Failure to understand meteorology or how to read a weather radar properly or not fully understanding the systems of their aircraft is a training issue indeed, but it's still an error the crew ultimately makes in terms of causal factor. Why that error occurred, the failure to understand X or Y or the failure to be fully trained on X or Y are secondary factors that are very important and very necessary of being highlighted, discussed, addressed and rectified. Whether standard aircraft or FBW, the flight crew has the ultimate responsibility to know and understand the system whether normal operation or known abnormal operation and to keep the airplane inside its operating parameters during normal operations. They also have a responsibility to revert to basic airmanship when the situation calls for it or when the aircraft or its systems malfunction, however an actual malfunction that is beyond the crew's control is a different matter entirely and one that they would not be responsible for unless actions or inactions of theirs were factors in that occurring.
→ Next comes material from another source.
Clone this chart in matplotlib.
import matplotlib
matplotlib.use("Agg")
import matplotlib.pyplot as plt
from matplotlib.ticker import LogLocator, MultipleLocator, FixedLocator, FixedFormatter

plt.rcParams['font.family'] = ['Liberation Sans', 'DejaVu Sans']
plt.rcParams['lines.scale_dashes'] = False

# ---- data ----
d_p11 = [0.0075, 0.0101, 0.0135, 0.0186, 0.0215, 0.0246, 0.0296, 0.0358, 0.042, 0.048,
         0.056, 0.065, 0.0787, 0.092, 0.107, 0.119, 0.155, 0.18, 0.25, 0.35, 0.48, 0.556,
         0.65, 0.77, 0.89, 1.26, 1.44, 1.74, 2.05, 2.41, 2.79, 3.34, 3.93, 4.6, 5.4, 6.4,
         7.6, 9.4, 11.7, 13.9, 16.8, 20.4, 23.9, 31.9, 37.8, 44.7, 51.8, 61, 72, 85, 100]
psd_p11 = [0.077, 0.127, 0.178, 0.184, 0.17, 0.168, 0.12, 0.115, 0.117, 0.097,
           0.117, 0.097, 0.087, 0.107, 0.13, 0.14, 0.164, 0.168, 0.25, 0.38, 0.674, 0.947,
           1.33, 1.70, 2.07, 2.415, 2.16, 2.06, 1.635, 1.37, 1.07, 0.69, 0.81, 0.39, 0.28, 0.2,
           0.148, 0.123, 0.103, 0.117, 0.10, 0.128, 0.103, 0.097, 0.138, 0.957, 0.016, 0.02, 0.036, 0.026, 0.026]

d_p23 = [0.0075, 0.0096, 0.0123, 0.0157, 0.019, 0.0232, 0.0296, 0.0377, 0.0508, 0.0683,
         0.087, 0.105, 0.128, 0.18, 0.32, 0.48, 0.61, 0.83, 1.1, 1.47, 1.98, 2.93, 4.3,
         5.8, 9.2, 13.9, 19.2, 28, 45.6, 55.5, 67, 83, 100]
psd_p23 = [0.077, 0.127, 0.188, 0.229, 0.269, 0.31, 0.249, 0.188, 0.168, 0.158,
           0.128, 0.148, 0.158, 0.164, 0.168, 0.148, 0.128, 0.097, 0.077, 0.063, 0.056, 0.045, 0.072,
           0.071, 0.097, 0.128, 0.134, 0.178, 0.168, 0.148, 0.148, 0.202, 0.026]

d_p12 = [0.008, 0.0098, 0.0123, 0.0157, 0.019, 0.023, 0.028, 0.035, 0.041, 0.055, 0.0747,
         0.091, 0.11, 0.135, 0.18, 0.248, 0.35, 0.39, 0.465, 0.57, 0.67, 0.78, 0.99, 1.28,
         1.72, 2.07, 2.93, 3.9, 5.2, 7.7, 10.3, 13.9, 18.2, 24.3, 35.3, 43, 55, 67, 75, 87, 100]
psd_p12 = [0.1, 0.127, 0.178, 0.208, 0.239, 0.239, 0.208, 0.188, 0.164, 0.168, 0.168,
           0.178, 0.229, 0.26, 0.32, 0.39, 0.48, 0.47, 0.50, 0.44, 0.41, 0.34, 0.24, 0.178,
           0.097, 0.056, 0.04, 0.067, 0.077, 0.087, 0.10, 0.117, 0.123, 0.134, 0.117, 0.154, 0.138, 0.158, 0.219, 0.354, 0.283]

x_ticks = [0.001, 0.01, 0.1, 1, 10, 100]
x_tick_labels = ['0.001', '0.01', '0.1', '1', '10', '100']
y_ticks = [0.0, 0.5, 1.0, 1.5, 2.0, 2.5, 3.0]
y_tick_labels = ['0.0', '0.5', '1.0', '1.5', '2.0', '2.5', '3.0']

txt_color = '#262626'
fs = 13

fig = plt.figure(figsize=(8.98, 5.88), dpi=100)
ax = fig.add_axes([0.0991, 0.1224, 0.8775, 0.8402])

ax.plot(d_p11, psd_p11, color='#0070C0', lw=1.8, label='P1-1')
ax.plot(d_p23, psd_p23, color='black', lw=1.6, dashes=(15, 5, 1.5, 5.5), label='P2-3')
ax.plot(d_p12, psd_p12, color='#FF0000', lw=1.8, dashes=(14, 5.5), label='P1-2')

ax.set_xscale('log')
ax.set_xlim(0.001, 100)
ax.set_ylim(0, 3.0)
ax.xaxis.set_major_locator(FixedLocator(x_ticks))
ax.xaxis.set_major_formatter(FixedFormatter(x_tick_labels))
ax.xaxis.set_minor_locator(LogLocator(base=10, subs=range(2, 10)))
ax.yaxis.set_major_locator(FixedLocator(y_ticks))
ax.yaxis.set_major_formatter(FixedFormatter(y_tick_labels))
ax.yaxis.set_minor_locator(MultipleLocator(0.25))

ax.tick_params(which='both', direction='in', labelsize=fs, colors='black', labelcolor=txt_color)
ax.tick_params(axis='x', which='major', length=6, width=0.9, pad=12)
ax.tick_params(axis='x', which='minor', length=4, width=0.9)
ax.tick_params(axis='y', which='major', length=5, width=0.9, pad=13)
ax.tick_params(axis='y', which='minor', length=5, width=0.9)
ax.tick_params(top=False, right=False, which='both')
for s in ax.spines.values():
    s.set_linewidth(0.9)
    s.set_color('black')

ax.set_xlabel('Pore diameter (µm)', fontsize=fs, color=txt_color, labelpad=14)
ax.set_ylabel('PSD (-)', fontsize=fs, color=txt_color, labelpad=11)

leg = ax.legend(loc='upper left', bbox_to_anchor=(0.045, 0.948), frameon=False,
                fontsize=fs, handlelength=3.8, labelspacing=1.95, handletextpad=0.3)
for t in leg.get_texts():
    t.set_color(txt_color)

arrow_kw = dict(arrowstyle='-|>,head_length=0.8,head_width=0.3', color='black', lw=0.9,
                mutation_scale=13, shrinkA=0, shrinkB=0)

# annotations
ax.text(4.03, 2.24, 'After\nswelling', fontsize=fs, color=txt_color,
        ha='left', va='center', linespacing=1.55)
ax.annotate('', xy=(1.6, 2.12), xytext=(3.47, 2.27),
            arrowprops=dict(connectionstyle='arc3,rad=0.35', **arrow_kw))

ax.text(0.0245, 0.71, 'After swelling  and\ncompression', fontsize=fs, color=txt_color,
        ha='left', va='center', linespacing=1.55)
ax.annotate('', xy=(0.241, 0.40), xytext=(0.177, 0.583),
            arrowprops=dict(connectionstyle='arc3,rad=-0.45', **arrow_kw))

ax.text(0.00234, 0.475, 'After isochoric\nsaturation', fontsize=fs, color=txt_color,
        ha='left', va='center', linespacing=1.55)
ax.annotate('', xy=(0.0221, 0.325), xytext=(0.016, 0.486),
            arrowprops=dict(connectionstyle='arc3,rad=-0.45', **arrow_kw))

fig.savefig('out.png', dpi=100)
As long as a human is on the flight deck, then a human is the ultimate check and balance and ultimate authority for what their aircraft does, again assuming that aircraft isn't malfunctioning in some extreme way that they are unable to control. The misreading of a normal situation, failure to understand the systems of their aircraft or more importantly their limitations, placing the aircraft into an extreme situation due to lack of understanding, or further aggravating the above due to improper actions; isn't the fault of an aircraft that's operating normally.
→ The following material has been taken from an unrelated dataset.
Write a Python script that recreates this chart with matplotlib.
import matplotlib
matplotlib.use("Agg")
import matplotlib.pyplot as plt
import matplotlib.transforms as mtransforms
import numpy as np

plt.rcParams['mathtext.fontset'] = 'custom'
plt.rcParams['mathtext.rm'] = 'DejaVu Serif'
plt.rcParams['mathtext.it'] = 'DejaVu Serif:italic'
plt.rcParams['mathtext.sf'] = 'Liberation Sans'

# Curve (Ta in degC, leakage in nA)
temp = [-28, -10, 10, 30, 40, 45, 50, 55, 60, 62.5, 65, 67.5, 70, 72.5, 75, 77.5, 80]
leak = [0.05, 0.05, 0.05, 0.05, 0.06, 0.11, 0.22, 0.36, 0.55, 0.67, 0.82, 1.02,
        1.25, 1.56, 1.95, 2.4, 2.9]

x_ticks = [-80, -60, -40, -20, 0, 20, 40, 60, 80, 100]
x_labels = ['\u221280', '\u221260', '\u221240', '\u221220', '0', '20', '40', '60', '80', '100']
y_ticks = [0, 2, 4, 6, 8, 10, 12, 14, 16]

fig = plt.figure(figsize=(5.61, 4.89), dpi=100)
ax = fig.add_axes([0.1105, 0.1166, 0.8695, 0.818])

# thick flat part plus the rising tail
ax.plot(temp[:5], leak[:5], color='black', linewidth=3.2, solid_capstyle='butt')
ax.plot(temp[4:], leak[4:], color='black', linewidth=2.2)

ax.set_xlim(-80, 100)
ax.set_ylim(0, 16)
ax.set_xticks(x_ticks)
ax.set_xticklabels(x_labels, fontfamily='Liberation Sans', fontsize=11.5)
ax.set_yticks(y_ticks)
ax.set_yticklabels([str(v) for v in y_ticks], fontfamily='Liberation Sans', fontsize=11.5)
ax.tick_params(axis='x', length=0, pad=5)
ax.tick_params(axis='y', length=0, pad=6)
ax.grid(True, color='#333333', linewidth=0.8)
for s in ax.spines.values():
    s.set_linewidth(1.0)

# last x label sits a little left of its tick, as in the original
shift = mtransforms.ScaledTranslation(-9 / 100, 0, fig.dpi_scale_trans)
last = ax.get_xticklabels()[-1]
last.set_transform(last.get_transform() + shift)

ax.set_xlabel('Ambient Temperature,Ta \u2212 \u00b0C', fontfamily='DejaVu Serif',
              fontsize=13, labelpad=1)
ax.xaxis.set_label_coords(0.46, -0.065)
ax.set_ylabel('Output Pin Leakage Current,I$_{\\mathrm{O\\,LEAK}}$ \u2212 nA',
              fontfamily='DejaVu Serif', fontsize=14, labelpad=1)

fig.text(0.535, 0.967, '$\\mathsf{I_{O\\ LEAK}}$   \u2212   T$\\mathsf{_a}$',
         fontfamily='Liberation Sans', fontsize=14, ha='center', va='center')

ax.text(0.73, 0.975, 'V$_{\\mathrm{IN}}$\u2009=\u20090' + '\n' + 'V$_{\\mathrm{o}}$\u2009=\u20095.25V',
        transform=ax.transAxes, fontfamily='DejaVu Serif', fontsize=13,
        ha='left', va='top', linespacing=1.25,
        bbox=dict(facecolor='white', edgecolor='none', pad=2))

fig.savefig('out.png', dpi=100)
Pilot/crew error isn't and shouldn't be construed to be a negative character judgement on the part of the involved crew, however it should be properly applied, understood, and lessons learned from it. And it should not be used as a catch-all of blame when nothing else can be found, as has been improperly used at times and where it rightfully gets a bad name.
 
Mike, unfortunately, any current human factors researcher would pretty much disagree with your characterization. Arguing that they made an "error" if they did something they did not know about at all is like telling you that if you had a drink that someone had slipped poison into is your own fault! It accomplishes nothing and actually leads us down the wrong path,even with the caveats you provide in "digging deeper". That is where the very flawed HFACS concepts come from. It is very much rooted in what is now called "the old view" of safety. The problem with the approach is that the "fix" that it leads to. You can see it throughout the aviation industry. We build barriers to keep the human cordoned off to prevent "error". The first choice is change the design so an error cannot be made, if that does not work, we develop policies and procedures, and more immediately we develop training to work around it. Where this leads to is an emphasis on proceduralization and training more and more to well defined problems. We have moved responsibility to the sharp end but have done so without also providing the platform for the sharp end to have the authority. We push things that sound good (cough, stabilized approaches, cough) to the detriment of real skills. All we've done is set the perfect trap so the pilot gets blamed no matter what.